## Start

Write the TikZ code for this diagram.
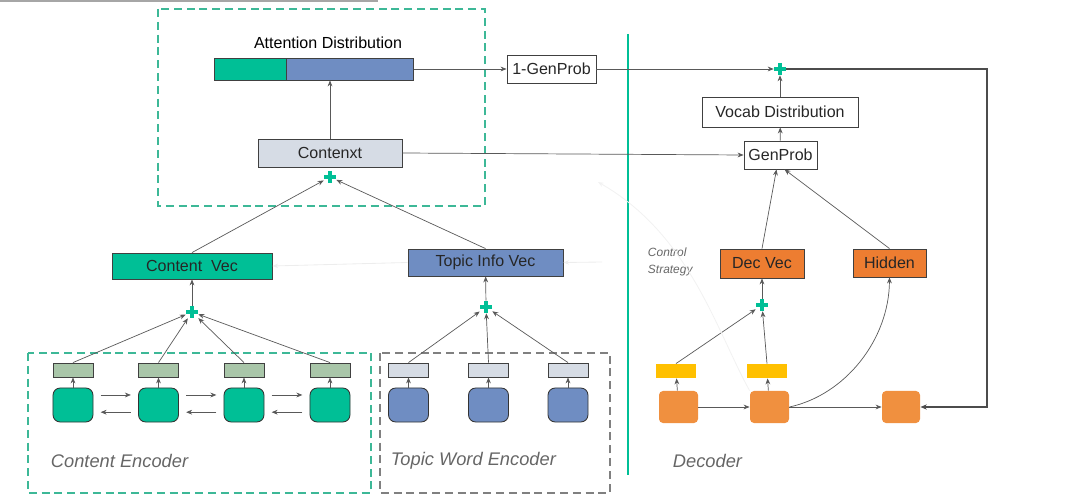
\documentclass[tikz,border=0pt]{standalone}
\usepackage{fontspec}
\setmainfont{Liberation Sans}
\usetikzlibrary{arrows.meta}
\definecolor{tealg}{HTML}{00BF96}
\definecolor{dashg}{HTML}{3DB897}
\definecolor{bluev}{HTML}{6F8DC2}
\definecolor{paleb}{HTML}{D6DCE5}
\definecolor{sage}{HTML}{A9C6A9}
\definecolor{orng}{HTML}{ED7D31}
\definecolor{orngl}{HTML}{F0903F}
\definecolor{ylw}{HTML}{FFC000}
\definecolor{lgray}{HTML}{595959}

\begin{document}
\begin{tikzpicture}[x=0.025cm,y=-0.025cm,
  arr/.style={draw=lgray, line width=0.5pt, -{Stealth[length=1.5mm,width=1.2mm]}},
  faint/.style={draw=black!7, line width=0.6pt, -{Stealth[length=1.4mm,width=1.1mm]}},
  box/.style={draw=black!75, line width=0.6pt, inner sep=0pt, font=\fontsize{11.4}{13}\selectfont, text=black!85},
  cell/.style={draw=black!80, line width=0.6pt, rounded corners=1.8mm, minimum width=1cm, minimum height=0.85cm},
  bar/.style={draw=black!75, line width=0.6pt, minimum width=1cm, minimum height=0.35cm, inner sep=0pt},
  plus/.style={minimum size=0.3cm, inner sep=0pt, path picture={\draw[tealg, line width=2.5pt] (path picture bounding box.north) -- (path picture bounding box.south) (path picture bounding box.west) -- (path picture bounding box.east);}},
  region/.style={line width=1.2pt, dash pattern=on 2mm off 1.2mm},
  caption/.style={font=\fontsize{13}{15}\selectfont\itshape, text=black!60, anchor=west}]
	\useasboundingbox (0,0) rectangle (1080,504);
	\draw [black!35, line width=1.2pt] (0,1) -- (378,1);

	% regions
	\draw [region, dashg] (158,9) rectangle (485,206);
	\draw [region, dashg] (28,353) rectangle (371,493);
	\draw [region, black!50] (380,353) rectangle (610,493);
	\draw [tealg, line width=1.4pt] (628,34) -- (628,475);
	\node [caption] (capce) at (46,461) {Content Encoder};
	\node [caption] (captw) at (386,461) {Topic Word Encoder};
	\node [caption] (capdec) at (668,461) {Decoder};

	% attention part
	\node [font=\fontsize{11.4}{13}\selectfont] (attlabel) at (328,43) {Attention Distribution};
	\node [box, fill=tealg, minimum width=1.8cm, minimum height=0.55cm] (attg) at (250,69) {};
	\node [box, fill=bluev, minimum width=3.175cm, minimum height=0.55cm, anchor=west] (attb) at (attg.east) {};
	\node [box, fill=paleb, minimum width=3.6cm, minimum height=0.7cm] (ctx) at (330,153) {Contenxt};
	\node [plus] (pctx) at (330,177) {};
	\node [box, minimum width=2.225cm, minimum height=0.7cm] (onegp) at (551.5,69) {1-GenProb};

	% encoder outputs
	\node [box, fill=tealg, minimum width=4cm, minimum height=0.65cm] (cvec) at (192,266) {Content~ Vec};
	\node [box, fill=bluev, minimum width=3.875cm, minimum height=0.675cm] (tvec) at (485.5,262.5) {Topic Info Vec};
	\node [plus] (pcv) at (192,312) {};
	\node [plus] (ptv) at (486,307) {};

	% content encoder
	\foreach \i/\x in {1/73,2/158.5,3/244,4/330}{
		\node [bar, fill=sage] (cs\i) at (\x,370) {};
		\node [cell, fill=tealg] (cn\i) at (\x,405) {};
		\draw [arr] (cn\i) -- (cs\i);
		\draw [arr] (cs\i.north) -- (pcv);
	}
	\foreach \i/\j in {1/2,2/3,3/4}{
		\draw [arr] ([xshift=1.8mm,yshift=2.5mm]cn\i.east) -- ([xshift=-1.8mm,yshift=2.5mm]cn\j.west);
		\draw [arr] ([xshift=-1.8mm,yshift=-1.8mm]cn\j.west) -- ([xshift=1.8mm,yshift=-1.8mm]cn\i.east);
	}

	% topic word encoder
	\foreach \i/\x in {1/408.5,2/488.5,3/568}{
		\node [bar, fill=paleb] (ts\i) at (\x,370) {};
		\node [cell, fill=bluev] (tn\i) at (\x,405) {};
		\draw [arr] (tn\i) -- (ts\i);
		\draw [arr] (ts\i.north) -- (ptv);
	}

	\draw [arr] (pcv) -- (cvec);
	\draw [arr] (ptv) -- (tvec);
	\draw [arr] (cvec.north) -- (pctx);
	\draw [arr] (tvec.north) -- (pctx);
	\draw [arr] (ctx) -- (attb.south -| ctx);

	% decoder
	\node [box, minimum width=3.9cm, minimum height=0.75cm] (vocab) at (780,112) {Vocab Distribution};
	\node [box, minimum width=1.825cm, minimum height=0.7cm] (gp) at (780.5,155) {GenProb};
	\node [plus] (pout) at (780,69) {};
	\node [box, fill=orng, minimum width=2.1cm, minimum height=0.725cm] (dvec) at (762,263.5) {Dec Vec};
	\node [box, fill=orng, minimum width=1.825cm, minimum height=0.7cm] (hid) at (889.5,263) {Hidden};
	\node [plus] (pdv) at (762,305) {};
	\node [font=\fontsize{8.5}{12}\selectfont\itshape, text=black!60, align=left, anchor=west] (ctrl) at (643,262) {Control\\Strategy};
	\node [bar, draw=none, fill=ylw] (db1) at (676,371) {};
	\node [bar, draw=none, fill=ylw] (db2) at (767,371) {};
	\node [cell, draw=none, fill=orngl, minimum width=0.975cm, minimum height=0.8cm, rounded corners=1mm] (dn1) at (678.5,407) {};
	\node [cell, draw=none, fill=orngl, minimum width=0.975cm, minimum height=0.8cm, rounded corners=1mm] (dn2) at (769.5,407) {};
	\node [cell, draw=none, fill=orngl, minimum width=0.95cm, minimum height=0.8cm, rounded corners=1mm] (dn3) at (901,407) {};
	\coordinate (loopc) at (987,69);

	\draw [arr] (dn1) -- (db1);
	\draw [arr] (dn2) -- (db2);
	\draw [arr] (db1.north) -- (pdv);
	\draw [arr] (db2.north) -- (pdv);
	\draw [arr] (pdv) -- (dvec);
	\draw [arr] (dvec.north) -- ([xshift=-1mm]gp.south);
	\draw [arr] (hid.north) -- ([xshift=1mm]gp.south);
	\draw [arr] (dn1.east) -- (dn2.west);
	\draw [arr] (dn2.east) -- (dn3.west);
	\draw [arr] (dn2.east) .. controls (845,395) and (889,340) .. (hid.south);
	\draw [arr] (gp) -- (vocab);
	\draw [arr] (vocab) -- (pout);
	\draw [arr] (attb.east) -- (onegp.west);
	\draw [arr] (onegp.east) -- (pout.west);
	\draw [arr] (ctx.east) -- (gp.west);
	\draw [line width=1.3pt, draw=black!70, -{Stealth[length=1.6mm,width=1.3mm]}] (pout.east) -- (loopc) |- (dn3.east);

	% control strategy (faint)
	\draw [faint] (tvec.west) -- (cvec.east);
	\draw [faint] (602,262) -- (tvec.east);
	\draw [faint, draw=black!5] (dn2.north west) .. controls (716,330) and (690,235) .. (598,182);
\end{tikzpicture}
\end{document}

## End

## [WHAT IS ASKED]
Transcribe the preceding listing in its entirety and with exact wording, leaving out pictures.

## [OUTPUT OF THE TASK]
Write the TikZ code for this diagram.
\documentclass[tikz,border=0pt]{standalone}
\usepackage{fontspec}
\setmainfont{Liberation Sans}
\usetikzlibrary{arrows.meta}
\definecolor{tealg}{HTML}{00BF96}
\definecolor{dashg}{HTML}{3DB897}
\definecolor{bluev}{HTML}{6F8DC2}
\definecolor{paleb}{HTML}{D6DCE5}
\definecolor{sage}{HTML}{A9C6A9}
\definecolor{orng}{HTML}{ED7D31}
\definecolor{orngl}{HTML}{F0903F}
\definecolor{ylw}{HTML}{FFC000}
\definecolor{lgray}{HTML}{595959}

\begin{document}
\begin{tikzpicture}[x=0.025cm,y=-0.025cm,
  arr/.style={draw=lgray, line width=0.5pt, -{Stealth[length=1.5mm,width=1.2mm]}},
  faint/.style={draw=black!7, line width=0.6pt, -{Stealth[length=1.4mm,width=1.1mm]}},
  box/.style={draw=black!75, line width=0.6pt, inner sep=0pt, font=\fontsize{11.4}{13}\selectfont, text=black!85},
  cell/.style={draw=black!80, line width=0.6pt, rounded corners=1.8mm, minimum width=1cm, minimum height=0.85cm},
  bar/.style={draw=black!75, line width=0.6pt, minimum width=1cm, minimum height=0.35cm, inner sep=0pt},
  plus/.style={minimum size=0.3cm, inner sep=0pt, path picture={\draw[tealg, line width=2.5pt] (path picture bounding box.north) -- (path picture bounding box.south) (path picture bounding box.west) -- (path picture bounding box.east);}},
  region/.style={line width=1.2pt, dash pattern=on 2mm off 1.2mm},
  caption/.style={font=\fontsize{13}{15}\selectfont\itshape, text=black!60, anchor=west}]
	\useasboundingbox (0,0) rectangle (1080,504);
	\draw [black!35, line width=1.2pt] (0,1) -- (378,1);

	% regions
	\draw [region, dashg] (158,9) rectangle (485,206);
	\draw [region, dashg] (28,353) rectangle (371,493);
	\draw [region, black!50] (380,353) rectangle (610,493);
	\draw [tealg, line width=1.4pt] (628,34) -- (628,475);
	\node [caption] (capce) at (46,461) {Content Encoder};
	\node [caption] (captw) at (386,461) {Topic Word Encoder};
	\node [caption] (capdec) at (668,461) {Decoder};

	% attention part
	\node [font=\fontsize{11.4}{13}\selectfont] (attlabel) at (328,43) {Attention Distribution};
	\node [box, fill=tealg, minimum width=1.8cm, minimum height=0.55cm] (attg) at (250,69) {};
	\node [box, fill=bluev, minimum width=3.175cm, minimum height=0.55cm, anchor=west] (attb) at (attg.east) {};
	\node [box, fill=paleb, minimum width=3.6cm, minimum height=0.7cm] (ctx) at (330,153) {Contenxt};
	\node [plus] (pctx) at (330,177) {};
	\node [box, minimum width=2.225cm, minimum height=0.7cm] (onegp) at (551.5,69) {1-GenProb};

	% encoder outputs
	\node [box, fill=tealg, minimum width=4cm, minimum height=0.65cm] (cvec) at (192,266) {Content~ Vec};
	\node [box, fill=bluev, minimum width=3.875cm, minimum height=0.675cm] (tvec) at (485.5,262.5) {Topic Info Vec};
	\node [plus] (pcv) at (192,312) {};
	\node [plus] (ptv) at (486,307) {};

	% content encoder
	\foreach \i/\x in {1/73,2/158.5,3/244,4/330}{
		\node [bar, fill=sage] (cs\i) at (\x,370) {};
		\node [cell, fill=tealg] (cn\i) at (\x,405) {};
		\draw [arr] (cn\i) -- (cs\i);
		\draw [arr] (cs\i.north) -- (pcv);
	}
	\foreach \i/\j in {1/2,2/3,3/4}{
		\draw [arr] ([xshift=1.8mm,yshift=2.5mm]cn\i.east) -- ([xshift=-1.8mm,yshift=2.5mm]cn\j.west);
		\draw [arr] ([xshift=-1.8mm,yshift=-1.8mm]cn\j.west) -- ([xshift=1.8mm,yshift=-1.8mm]cn\i.east);
	}

	% topic word encoder
	\foreach \i/\x in {1/408.5,2/488.5,3/568}{
		\node [bar, fill=paleb] (ts\i) at (\x,370) {};
		\node [cell, fill=bluev] (tn\i) at (\x,405) {};
		\draw [arr] (tn\i) -- (ts\i);
		\draw [arr] (ts\i.north) -- (ptv);
	}

	\draw [arr] (pcv) -- (cvec);
	\draw [arr] (ptv) -- (tvec);
	\draw [arr] (cvec.north) -- (pctx);
	\draw [arr] (tvec.north) -- (pctx);
	\draw [arr] (ctx) -- (attb.south -| ctx);

	% decoder
	\node [box, minimum width=3.9cm, minimum height=0.75cm] (vocab) at (780,112) {Vocab Distribution};
	\node [box, minimum width=1.825cm, minimum height=0.7cm] (gp) at (780.5,155) {GenProb};
	\node [plus] (pout) at (780,69) {};
	\node [box, fill=orng, minimum width=2.1cm, minimum height=0.725cm] (dvec) at (762,263.5) {Dec Vec};
	\node [box, fill=orng, minimum width=1.825cm, minimum height=0.7cm] (hid) at (889.5,263) {Hidden};
	\node [plus] (pdv) at (762,305) {};
	\node [font=\fontsize{8.5}{12}\selectfont\itshape, text=black!60, align=left, anchor=west] (ctrl) at (643,262) {Control\\Strategy};
	\node [bar, draw=none, fill=ylw] (db1) at (676,371) {};
	\node [bar, draw=none, fill=ylw] (db2) at (767,371) {};
	\node [cell, draw=none, fill=orngl, minimum width=0.975cm, minimum height=0.8cm, rounded corners=1mm] (dn1) at (678.5,407) {};
	\node [cell, draw=none, fill=orngl, minimum width=0.975cm, minimum height=0.8cm, rounded corners=1mm] (dn2) at (769.5,407) {};
	\node [cell, draw=none, fill=orngl, minimum width=0.95cm, minimum height=0.8cm, rounded corners=1mm] (dn3) at (901,407) {};
	\coordinate (loopc) at (987,69);

	\draw [arr] (dn1) -- (db1);
	\draw [arr] (dn2) -- (db2);
	\draw [arr] (db1.north) -- (pdv);
	\draw [arr] (db2.north) -- (pdv);
	\draw [arr] (pdv) -- (dvec);
	\draw [arr] (dvec.north) -- ([xshift=-1mm]gp.south);
	\draw [arr] (hid.north) -- ([xshift=1mm]gp.south);
	\draw [arr] (dn1.east) -- (dn2.west);
	\draw [arr] (dn2.east) -- (dn3.west);
	\draw [arr] (dn2.east) .. controls (845,395) and (889,340) .. (hid.south);
	\draw [arr] (gp) -- (vocab);
	\draw [arr] (vocab) -- (pout);
	\draw [arr] (attb.east) -- (onegp.west);
	\draw [arr] (onegp.east) -- (pout.west);
	\draw [arr] (ctx.east) -- (gp.west);
	\draw [line width=1.3pt, draw=black!70, -{Stealth[length=1.6mm,width=1.3mm]}] (pout.east) -- (loopc) |- (dn3.east);

	% control strategy (faint)
	\draw [faint] (tvec.west) -- (cvec.east);
	\draw [faint] (602,262) -- (tvec.east);
	\draw [faint, draw=black!5] (dn2.north west) .. controls (716,330) and (690,235) .. (598,182);
\end{tikzpicture}
\end{document}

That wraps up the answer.